## Goal
Everything from the first line of the data through the line with "pks_0_20_20_large = [0.0, 14.0]" is to be echoed exactly, minus the pictures.

Stored records:
"""

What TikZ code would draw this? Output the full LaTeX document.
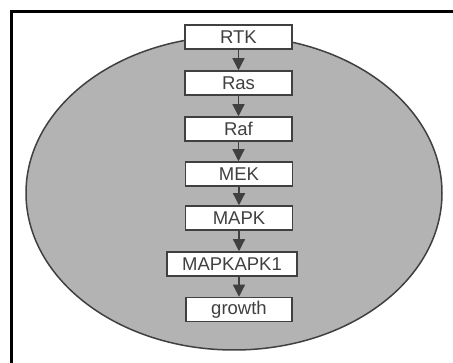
\documentclass[tikz,border=0pt]{standalone}
\usepackage{fontspec}
\setmainfont{Liberation Sans}
\usetikzlibrary{arrows.meta}
\definecolor{dk}{HTML}{404040}
\definecolor{cell}{HTML}{B3B3B3}
\begin{document}
\begin{tikzpicture}[x=1pt,y=-1pt,
  pbox/.style={draw=dk,line width=1.5pt,fill=white,minimum width=107pt,minimum height=24pt,inner sep=0pt,text=dk,font=\fontsize{18.5}{18.5}\selectfont},
  parrow/.style={draw=dk,line width=1.2pt,-{Triangle[width=12pt,length=12pt]}}]
\useasboundingbox (0,0) rectangle (453,363);
\draw[line width=3pt] (11.5,380) -- (11.5,11.5) -- (470,11.5);
\draw[dk,line width=1.5pt,fill=cell] (234,193) ellipse [x radius=208,y radius=157];
\node[pbox] (rtk) at (238.5,37) {RTK};
\node[pbox] (ras) at (238.5,83) {Ras};
\node[pbox] (raf) at (238.5,129) {Raf};
\node[pbox] (mek) at (239,174) {MEK};
\node[pbox] (mapk) at (239,218) {MAPK};
\node[pbox,minimum width=130pt] (mk1) at (232,264) {MAPKAPK1};
\node[pbox,minimum width=106pt] (gr) at (239,309.5) {growth};
\draw[parrow] (rtk.south) -- (ras.north);
\draw[parrow] (ras.south) -- (raf.north);
\draw[parrow] (raf.south) -- (raf.south |- mek.north);
\draw[parrow] (mek.south) -- (mapk.north);
\draw[parrow] (mapk.south) -- (mapk.south |- mk1.north);
\draw[parrow] (gr.north |- mk1.south) -- (gr.north);
\end{tikzpicture}
\end{document}
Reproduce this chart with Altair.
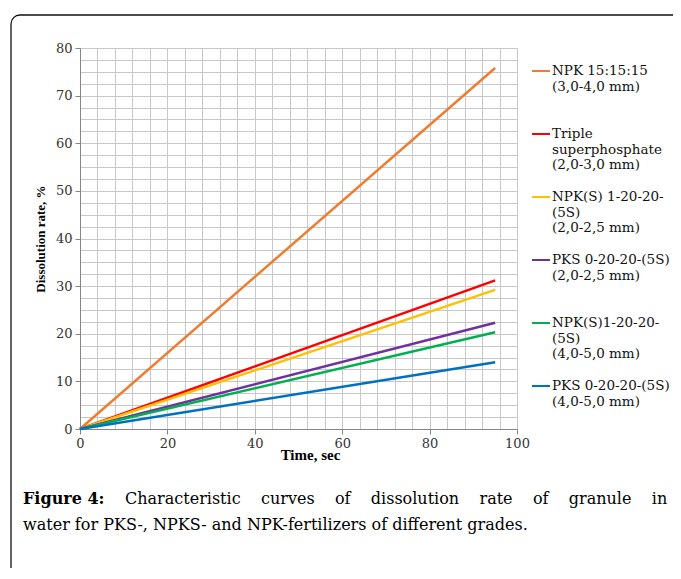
import altair as alt
import pandas as pd

# ---------------- data ----------------
time_sec = [0, 95]

npk_15_15_15 = [0.0, 75.8]
triple_superphosphate = [0.0, 31.2]
npks_1_20_20_small = [0.0, 29.2]
pks_0_20_20_small = [0.0, 22.3]
npks_1_20_20_large = [0.0, 20.3]
pks_0_20_20_large = [0.0, 14.0]

series_labels = [
    "NPK 15:15:15\n(3,0-4,0 mm)\n ",
    "Triple\nsuperphosphate\n(2,0-3,0 mm)",
    "NPK(S) 1-20-20-\n(5S)\n(2,0-2,5 mm)",
    "PKS 0-20-20-(5S)\n(2,0-2,5 mm)\n ",
    "NPK(S)1-20-20-\n(5S)\n(4,0-5,0 mm)",
    "PKS 0-20-20-(5S)\n(4,0-5,0 mm)\n ",
]
series_values = [
    npk_15_15_15,
    triple_superphosphate,
    npks_1_20_20_small,
    pks_0_20_20_small,
    npks_1_20_20_large,
    pks_0_20_20_large,
]
series_colors = ["#ED7D31", "#FF0000", "#FFC000", "#7030A0", "#00B050", "#0070C0"]

x_grid_values = list(range(0, 101, 4))
y_grid_values = [i * 2.5 for i in range(33)]

caption_bold = "Figure 4:"
caption_line1_words = ["Characteristic", "curves", "of", "dissolution", "rate", "of", "granule", "in"]
caption_line2 = "water for PKS-, NPKS- and NPK-fertilizers of different grades."

# ---------------- build table ----------------
rows = []
for label, vals in zip(series_labels, series_values):
    for t, v in zip(time_sec, vals):
        rows.append({"time": t, "rate": v, "series": label})
df = pd.DataFrame(rows)
one = pd.DataFrame({"k": [0]})

AXIS_GRAY = "#868686"
GRID = "#c8c8c8"

x_axis = alt.Axis(
    values=x_grid_values,
    labelExpr="datum.value % 20 === 0 ? format(datum.value, 'd') : ''",
    grid=True, gridColor=GRID, gridWidth=1,
    tickOpacity={"condition": {"test": "datum.value % 20 === 0", "value": 1}, "value": 0},
    tickSize=5, tickColor=AXIS_GRAY, domainColor=AXIS_GRAY,
    labelFont="DejaVu Serif", labelFontSize=13, labelColor="#333333",
    labelPadding=3, labelOverlap=False, labelFlush=False,
    title="Time, sec", titleFont="Liberation Serif", titleFontSize=15,
    titleFontWeight="bold", titleColor="black", titlePadding=-3, titleX=230,
)
y_axis = alt.Axis(
    values=y_grid_values,
    labelExpr="datum.value % 10 === 0 ? format(datum.value, 'd') : ''",
    grid=True, gridColor=GRID, gridWidth=1,
    tickOpacity={"condition": {"test": "datum.value % 10 === 0", "value": 1}, "value": 0},
    tickSize=5, tickColor=AXIS_GRAY, domainColor=AXIS_GRAY,
    labelFont="DejaVu Serif", labelFontSize=13, labelColor="#333333",
    labelPadding=3, labelOverlap=False, labelFlush=False,
    title="Dissolution rate, %", titleFont="Liberation Serif", titleFontSize=13,
    titleFontWeight="bold", titleColor="black", titlePadding=8,
)

lines = alt.Chart(df).mark_line(strokeWidth=2.5).encode(
    x=alt.X("time:Q", scale=alt.Scale(domain=[0, 100], nice=False), axis=x_axis),
    y=alt.Y("rate:Q", scale=alt.Scale(domain=[0, 80], nice=False), axis=y_axis),
    color=alt.Color(
        "series:N",
        scale=alt.Scale(domain=series_labels, range=series_colors),
        sort=series_labels,
        legend=alt.Legend(
            orient="none", legendX=451, legendY=13, title=None,
            labelFont="DejaVu Serif", labelFontSize=13.5, labelColor="#111111",
            labelLimit=400, labelExpr="split(datum.label, '\\n')",
            symbolType="stroke", symbolStrokeWidth=2, symbolSize=324,
            rowPadding=15, labelOffset=1, padding=0,
        ),
    ),
)

border = alt.Chart(one).mark_rect(
    fill=None, stroke="#111111", strokeWidth=1.3, cornerRadius=9
).encode(
    x=alt.value(-69), x2=alt.value(700), y=alt.value(-33), y2=alt.value(620)
)

cap_bold = alt.Chart(one).mark_text(
    text=caption_bold, font="DejaVu Serif", fontSize=16, fontWeight="bold",
    align="left", baseline="alphabetic", color="black"
).encode(x=alt.value(-57), y=alt.value(456))

gap = " " + "\u00a0" * 3
cap_l1 = alt.Chart(one).mark_text(
    text=gap.join(caption_line1_words), font="DejaVu Serif", fontSize=16,
    align="left", baseline="alphabetic", color="black"
).encode(x=alt.value(45), y=alt.value(456))

cap_l2 = alt.Chart(one).mark_text(
    text=caption_line2, font="DejaVu Serif", fontSize=16,
    align="left", baseline="alphabetic", color="black"
).encode(x=alt.value(-57), y=alt.value(482))

chart = alt.layer(border, lines, cap_bold, cap_l1, cap_l2).properties(
    width=437, height=381,
    padding={"left": 72, "top": 40, "right": 156, "bottom": 139},
    autosize=alt.AutoSizeParams(type="none"),
    background="white",
).configure_view(strokeWidth=0)

chart.save("out.html", embed_options={"renderer": "svg", "actions": False})
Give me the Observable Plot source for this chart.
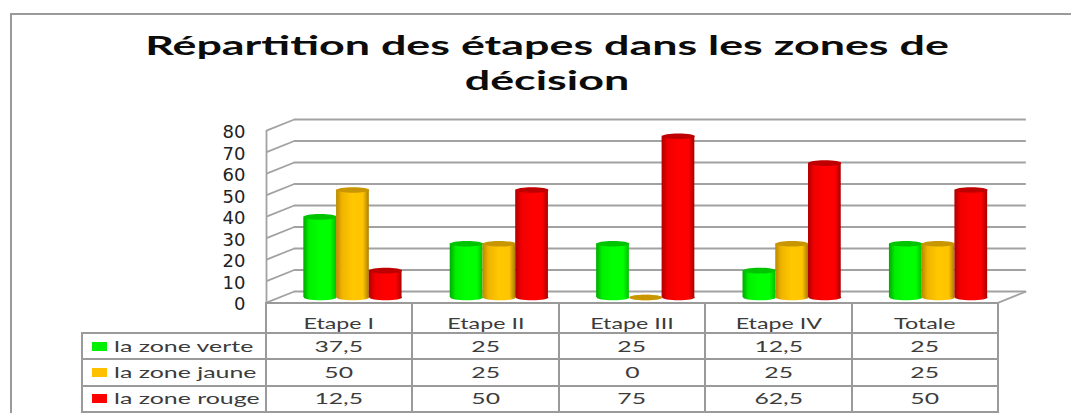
<!DOCTYPE html>
<html lang="fr">
<head>
<meta charset="utf-8">
<script src="https://cdn.jsdelivr.net/npm/d3@7"></script>
<script src="https://cdn.jsdelivr.net/npm/@observablehq/plot@0.6"></script>
<style>
  html, body { margin: 0; padding: 0; background: #fff; }
  #frame { position: relative; width: 1071px; height: 413px; overflow: hidden; box-sizing: border-box; }
  #frame::before { content: ""; position: absolute; left: 10px; top: 13px; right: 0; bottom: 0;
    border-top: 2px solid #9a9a9a; border-left: 2px solid #9a9a9a; }
  #title { position: absolute; left: 0; top: 27px; width: 1094px; text-align: center;
    font: 700 27px/35px Lato, sans-serif; color: #0c0c0c; }
  #title span { display: block; transform: scaleX(1.66); }
  #chart { position: absolute; left: 0; top: 110px; }
  #chart svg { display: block; overflow: visible; }
  #tbl { position: absolute; left: 81px; top: 302px; border-collapse: collapse; table-layout: fixed;
    width: 916px; font: 15px/1 Lato, sans-serif; color: #3c3c3c; }
  #tbl td, #tbl th { border: 2px solid #9a9a9a; padding: 0; text-align: center; font-weight: 400;
    height: 26.3px; box-sizing: border-box; vertical-align: middle; }
  #tbl thead th { height: 30px; vertical-align: bottom; padding-bottom: 1px; }
  #tbl thead th:first-child { border: 0; border-right: 2px solid #9a9a9a; border-bottom: 2px solid #9a9a9a; }
  #tbl .c { display: inline-block; transform: scaleX(1.55); }
  #tbl td .c { transform: scaleX(1.65); }
  #tbl .key { text-align: left; white-space: nowrap; }
  #tbl .sw { display: inline-block; width: 15px; height: 9px; margin: 0 7px 0 9px; vertical-align: 1px; }
  #tbl .n { display: inline-block; transform: scaleX(1.66); transform-origin: left center; }
</style>
</head>
<body>
<div id="frame">
  <div id="title"><span>Répartition des étapes dans les zones de</span><span>décision</span></div>
  <div id="chart"></div>
  <table id="tbl"></table>
</div>
<script>
const stages = ["Etape I", "Etape II", "Etape III", "Etape IV", "Totale"];
const zones = ["la zone verte", "la zone jaune", "la zone rouge"];
const verte = [37.5, 25, 25, 12.5, 25];
const jaune = [50, 25, 0, 25, 25];
const rouge = [12.5, 50, 75, 62.5, 50];
const yTicks = [0, 10, 20, 30, 40, 50, 60, 70, 80];

const seriesValues = [verte, jaune, rouge];
const swatch = ["#00f000", "#ffc000", "#ff0000"];
const capColor = ["#00c400", "#c89600", "#bf0000"];
const ramps = [
  ["#00a800", "#00f000", "#00ff00", "#00ff00", "#00c000"],
  ["#b88a00", "#f0b400", "#ffc800", "#ffc400", "#a87e00"],
  ["#b00000", "#f00000", "#ff0000", "#ff0000", "#a80000"]
];
const rampStops = ["0%", "18%", "50%", "82%", "100%"];

// Bar layout, in units of one table column
const barStart = 0.255, barWidth = 0.2236;
// Depth of the 3D box, in scale units
const depthX = 0.19, frontY = -2.35, backY = 2.8;

function rows(s) {
  return stages.map((stage, i) => ({
    stage,
    x1: i + barStart + s * barWidth,
    x2: i + barStart + (s + 1) * barWidth,
    xc: i + barStart + (s + 0.5) * barWidth,
    v: seriesValues[s][i]
  }));
}

const ellipse = {
  draw(ctx) {
    const rx = 16.4, ry = 2.8, k = 0.5523;
    ctx.moveTo(-rx, 0);
    ctx.bezierCurveTo(-rx, -ry * k, -rx * k, -ry, 0, -ry);
    ctx.bezierCurveTo(rx * k, -ry, rx, -ry * k, rx, 0);
    ctx.bezierCurveTo(rx, ry * k, rx * k, ry, 0, ry);
    ctx.bezierCurveTo(-rx * k, ry, -rx, ry * k, -rx, 0);
    ctx.closePath();
  }
};

function defs() {
  const d = d3.create("svg:defs");
  ramps.forEach((ramp, s) => {
    const g = d.append("linearGradient").attr("id", "cyl" + s);
    ramp.forEach((c, i) => g.append("stop").attr("offset", rampStops[i]).attr("stop-color", c));
  });
  return d.node();
}

const grid = { stroke: "#a2a2a2", strokeWidth: 1.8 };

const chart = Plot.plot({
  width: 1071,
  height: 193,
  marginLeft: 266,
  marginRight: 73,
  marginTop: 15,
  marginBottom: 6,
  x: { domain: [0, 5], axis: null },
  y: { domain: [0, 80], axis: null },
  style: { background: "transparent", overflow: "visible" },
  marks: [
    defs,
    // back wall
    Plot.ruleY(yTicks, { y: d => d + backY, x1: depthX, x2: 5 + depthX, ...grid }),
    // side wall
    Plot.link(yTicks, { x1: 0, x2: depthX, y1: d => d + frontY, y2: d => d + backY, ...grid }),
    Plot.ruleX([0], { y1: 0 + frontY, y2: 80 + frontY, ...grid }),
    // floor edge on the right
    Plot.link([0], { x1: 5, x2: 5 + depthX, y1: d => d + frontY, y2: d => d + backY, ...grid }),
    Plot.axisY(yTicks, {
      anchor: "left",
      label: null,
      tickSize: 0,
      tickPadding: 21,
      dy: 7,
      fontSize: 18,
      fontFamily: "DejaVu Sans",
      fill: "#222",
      style: { letterSpacing: "2px" }
    }),
    // cylinders
    ...[0, 1, 2].flatMap(s => {
      const data = rows(s);
      return [
        Plot.dot(data, { x: "xc", y: 0, r: 3, symbol: ellipse, fill: `url(#cyl${s})` }),
        Plot.rect(data, { x1: "x1", x2: "x2", y1: 0, y2: "v", fill: `url(#cyl${s})`, inset: 0 }),
        Plot.dot(data, { x: "xc", y: "v", r: 3, symbol: ellipse, fill: capColor[s] })
      ];
    })
  ]
});
document.getElementById("chart").append(chart);

const fmt = v => String(v).replace(".", ",");
const tbl = d3.select("#tbl");
const cg = tbl.append("colgroup");
cg.append("col").style("width", "184px");
stages.forEach(() => cg.append("col").style("width", "146.4px"));
const head = tbl.append("thead").append("tr");
head.append("th");
stages.forEach(s => head.append("th").append("span").attr("class", "c").text(s));
const body = tbl.append("tbody");
zones.forEach((z, s) => {
  const tr = body.append("tr");
  const k = tr.append("td").attr("class", "key");
  k.append("span").attr("class", "sw").style("background", swatch[s]);
  k.append("span").attr("class", "n").text(z);
  seriesValues[s].forEach(v => tr.append("td").append("span").attr("class", "c").text(fmt(v)));
});
</script>
</body>
</html>
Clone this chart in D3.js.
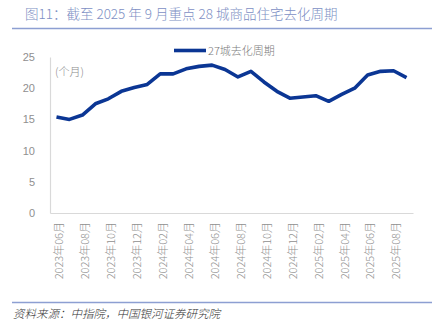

"""

## Task response
What TikZ code would draw this? Output the full LaTeX document.
\documentclass[tikz,border=0pt]{standalone}
\usepackage{fontspec}
\setmainfont{Liberation Sans}
\usetikzlibrary{arrows.meta}
\definecolor{dk}{HTML}{404040}
\definecolor{cell}{HTML}{B3B3B3}
\begin{document}
\begin{tikzpicture}[x=1pt,y=-1pt,
  pbox/.style={draw=dk,line width=1.5pt,fill=white,minimum width=107pt,minimum height=24pt,inner sep=0pt,text=dk,font=\fontsize{18.5}{18.5}\selectfont},
  parrow/.style={draw=dk,line width=1.2pt,-{Triangle[width=12pt,length=12pt]}}]
\useasboundingbox (0,0) rectangle (453,363);
\draw[line width=3pt] (11.5,380) -- (11.5,11.5) -- (470,11.5);
\draw[dk,line width=1.5pt,fill=cell] (234,193) ellipse [x radius=208,y radius=157];
\node[pbox] (rtk) at (238.5,37) {RTK};
\node[pbox] (ras) at (238.5,83) {Ras};
\node[pbox] (raf) at (238.5,129) {Raf};
\node[pbox] (mek) at (239,174) {MEK};
\node[pbox] (mapk) at (239,218) {MAPK};
\node[pbox,minimum width=130pt] (mk1) at (232,264) {MAPKAPK1};
\node[pbox,minimum width=106pt] (gr) at (239,309.5) {growth};
\draw[parrow] (rtk.south) -- (ras.north);
\draw[parrow] (ras.south) -- (raf.north);
\draw[parrow] (raf.south) -- (raf.south |- mek.north);
\draw[parrow] (mek.south) -- (mapk.north);
\draw[parrow] (mapk.south) -- (mapk.south |- mk1.north);
\draw[parrow] (gr.north |- mk1.south) -- (gr.north);
\end{tikzpicture}
\end{document}
Reproduce this chart with Altair.
import altair as alt
import pandas as pd

# ---------------- data ----------------
time_sec = [0, 95]

npk_15_15_15 = [0.0, 75.8]
triple_superphosphate = [0.0, 31.2]
npks_1_20_20_small = [0.0, 29.2]
pks_0_20_20_small = [0.0, 22.3]
npks_1_20_20_large = [0.0, 20.3]
pks_0_20_20_large = [0.0, 14.0]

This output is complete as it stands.